Graph Database Failure Modes and Operational Challenges
Unbounded Traversal Failures
Unbounded or cyclic traversals are a primary failure mode. Variable-length pattern matches on loopy graphs can explode combinatorially, visiting millions of nodes when you expected hundreds. A query for "all paths between two nodes" in a densely connected graph without depth limits can run for hours, exhausting memory and blocking other queries.

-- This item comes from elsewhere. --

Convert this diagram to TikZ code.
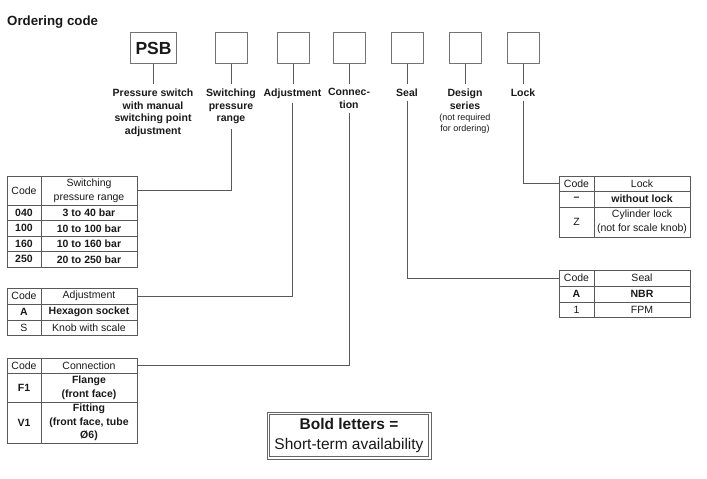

Mitigations: strict depth limits (max 4 hops), cycle detection with path uniqueness constraints, and query budgets that kill traversals after visiting 10,000 nodes or consuming 5 seconds.
Cross-Shard Degradation
Cross-shard traversals degrade predictably under load. A 2-hop query crossing 3 shards requires sequential round trips: fetch Shard 1 (20ms), network hop (10ms), fetch Shard 2 (20ms), merge (10ms) = 60ms minimum. Under load, queuing delays compound, pushing p99 (99th percentile latency: the slowest 1% of requests) from 60ms to 500ms+.
Consistency Anomalies
Asynchronous (non-blocking) replication causes subtle bugs. User updates privacy settings (removing an edge) on primary, but replicas lag by 10 seconds. Downstream services reading from replicas see stale neighbor lists, potentially granting incorrect access.
Mitigations: read-your-writes guarantee (after writing, subsequent reads from the same session see the written data, even if it means routing to primary) for sensitive operations. Also: bounded staleness windows and rate limiting on high-churn subgraphs.